The brilliant but turbulent life of a public intellectual who
transformed the social sciences
Robert Bellah (1927-2013) was one of the most influential social
scientists of the twentieth century. Trained as a sociologist, he
crossed disciplinary boundaries in pursuit of a greater comprehension of
religion as both a cultural phenomenon and a way to fathom the depths of
the human condition. A Joyfully Serious Man is the definitive
biography of this towering figure in modern intellectual life, and a
revelatory portrait of a man who led an adventurous yet turbulent life.

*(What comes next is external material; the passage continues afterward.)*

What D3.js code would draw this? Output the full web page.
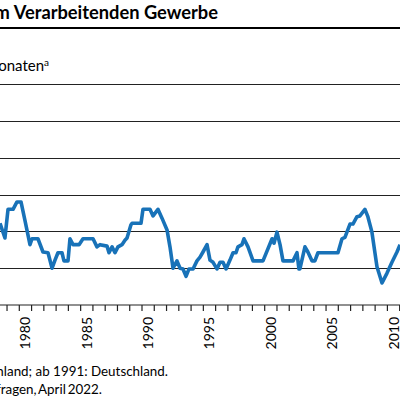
<!DOCTYPE html>
<html>
<head>
<meta charset="utf-8">
<script src="https://cdn.jsdelivr.net/npm/d3@7"></script>
<style>
  body { margin: 0; background: #fff; }
  svg { display: block; font-family: Lato, "Open Sans", sans-serif; }
</style>
</head>
<body>
<div id="chart"></div>
<script>
// Reichweite der Auftragsbestände (Monate), gelesen aus dem Bild
var years = [1978.43, 1978.83, 1979.08, 1979.49, 1979.81, 1980.14, 1980.46, 1980.87, 1981.04, 1981.52,
  1981.93, 1982.34, 1982.67, 1982.91, 1983.15, 1983.48, 1983.64, 1983.97, 1984.13, 1984.38,
  1984.87, 1985.19, 1986.01, 1986.33, 1986.58, 1987.15, 1987.31, 1987.56, 1987.80, 1988.04,
  1988.37, 1988.61, 1988.78, 1989.10, 1989.19, 1989.92, 1990.08, 1990.65, 1990.90, 1991.30,
  1991.63, 1992.04, 1992.28, 1992.53, 1992.85, 1993.10, 1993.34, 1993.59, 1993.83, 1994.16,
  1994.48, 1994.73, 1994.97, 1995.30, 1995.54, 1995.79, 1996.11, 1996.36, 1996.60, 1996.85,
  1997.17, 1997.42, 1997.66, 1997.82, 1998.15, 1998.31, 1998.64, 1999.05, 1999.86, 2000.60,
  2000.76, 2001.00, 2001.25, 2001.49, 2002.31, 2002.63, 2002.79, 2002.87, 2003.28, 2003.52,
  2003.85, 2004.09, 2004.34, 2004.66, 2005.97, 2006.30, 2006.54, 2006.95, 2007.19, 2007.52,
  2007.76, 2008.17, 2008.41, 2008.74, 2009.15, 2009.56, 2009.96, 2010.37, 2010.78, 2011.03];
var months = [3.11, 2.91, 3.30, 3.30, 3.40, 3.40, 3.15, 2.82, 2.90, 2.90,
  2.72, 2.71, 2.50, 2.61, 2.71, 2.71, 2.60, 2.60, 2.90, 2.82,
  2.82, 2.90, 2.90, 2.79, 2.82, 2.80, 2.71, 2.79, 2.71, 2.79,
  2.82, 2.88, 2.91, 3.09, 3.11, 3.11, 3.30, 3.30, 3.21, 3.30,
  3.18, 3.02, 2.79, 2.50, 2.60, 2.50, 2.49, 2.39, 2.49, 2.49,
  2.60, 2.65, 2.72, 2.82, 2.61, 2.58, 2.49, 2.58, 2.58, 2.49,
  2.61, 2.71, 2.71, 2.79, 2.82, 2.90, 2.79, 2.60, 2.60, 2.90,
  2.84, 2.99, 2.82, 2.60, 2.60, 2.71, 2.49, 2.49, 2.79, 2.72,
  2.60, 2.60, 2.71, 2.71, 2.71, 2.90, 2.92, 3.10, 3.10, 3.20,
  3.21, 3.30, 3.20, 2.99, 2.52, 2.30, 2.43, 2.58, 2.72, 2.82];
var gridValues = [2.5, 3, 3.5, 4, 4.5, 5];
var labelYears = [1975, 1980, 1985, 1990, 1995, 2000, 2005, 2010];

var width = 400, height = 400;

var x = d3.scaleLinear().domain([1980, 2010]).range([19.3, 387.4]);
var y = d3.scaleLinear().domain([2, 5]).range([305, 84.2]);

var svg = d3.select('#chart').append('svg')
    .attr('width', width)
    .attr('height', height);

// Titel (links abgeschnitten wie im Original)
svg.append('text')
    .attr('x', 218).attr('y', 19)
    .attr('text-anchor', 'end')
    .style('font-size', '18.3px')
    .style('font-weight', 'bold')
    .text('Auftragsbestände im Verarbeitenden Gewerbe');

svg.append('line')
    .attr('x1', 0).attr('x2', width)
    .attr('y1', 28).attr('y2', 28)
    .attr('stroke', '#000')
    .attr('stroke-width', 2);

var sub = svg.append('text')
    .attr('x', 49).attr('y', 71)
    .attr('text-anchor', 'end')
    .style('font-size', '15px');
sub.append('tspan').text('Reichweite in Monaten');
sub.append('tspan').attr('dy', -5).style('font-size', '10px').text('a');

// Gitterlinien
svg.append('g')
  .selectAll('line')
  .data(gridValues)
  .join('line')
    .attr('x1', 0).attr('x2', width)
    .attr('y1', function(d) { return Math.round(y(d)) + 0.5; })
    .attr('y2', function(d) { return Math.round(y(d)) + 0.5; })
    .attr('stroke', '#222')
    .attr('stroke-width', 1.2);

// x-Achse: Jahresstriche, Beschriftung in der Jahresmitte
var xAxis = svg.append('g')
    .attr('transform', 'translate(0,' + y(2) + ')');
xAxis.append('line')
    .attr('x1', 0).attr('x2', width)
    .attr('stroke', '#222')
    .attr('stroke-width', 1.2);
xAxis.selectAll('line.tick')
  .data(d3.range(1977, 2013))
  .join('line')
    .attr('class', 'tick')
    .attr('x1', function(d) { return x(d); })
    .attr('x2', function(d) { return x(d); })
    .attr('y1', 0).attr('y2', 6)
    .attr('stroke', '#222')
    .attr('stroke-width', 1.2);
xAxis.selectAll('text')
  .data(labelYears)
  .join('text')
    .attr('transform', function(d) {
      return 'translate(' + (x(d + 0.5) + 5) + ',12) rotate(-90)';
    })
    .attr('text-anchor', 'end')
    .style('font-size', '14px')
    .text(function(d) { return d; });

// Linie
var data = years.map(function(d, i) { return [d, months[i]]; });
var line = d3.line()
    .x(function(d) { return x(d[0]); })
    .y(function(d) { return y(d[1]); });

svg.append('path')
    .datum(data)
    .attr('d', line)
    .attr('fill', 'none')
    .attr('stroke', '#1872b8')
    .attr('stroke-width', 3.6)
    .attr('stroke-linejoin', 'round');

// Fußnoten
svg.append('text')
    .attr('x', 168).attr('y', 376)
    .attr('text-anchor', 'end')
    .style('font-size', '13.4px')
    .text('a Bis 1990: Westdeutschland; ab 1991: Deutschland.');
svg.append('text')
    .attr('x', 102).attr('y', 394)
    .attr('text-anchor', 'end')
    .style('font-size', '13.4px')
    .style('word-spacing', '-1.5px')
    .text('Quelle: ifo Konjunkturumfragen, April 2022.');
</script>
</body>
</html>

Drawing on Bellah's personal papers as well as in-depth interviews with
those who knew him, Matteo Bortolini tells the story of an extraordinary
scholarly career and an eventful and tempestuous life. He describes
Bellah's exile from the United States during the hysteria of the
McCarthy years, his crushing personal tragedies, and his experiments
with sexuality. Bellah understood religion as a mysterious human
institution that brings together the scattered pieces of individual and
collective experiences. Bortolini shows how Bellah championed
intellectual openness and innovation through his relentless opposition
to any notion of secularization as a decline of religion and his ideas
about the enduring tensions between individualism and community in
American society.
Based on nearly two decades of research, A Joyfully Serious Man is a
revelatory chronicle of a leading public intellectual who was both a
transformative thinker and a restless, passionate seeker.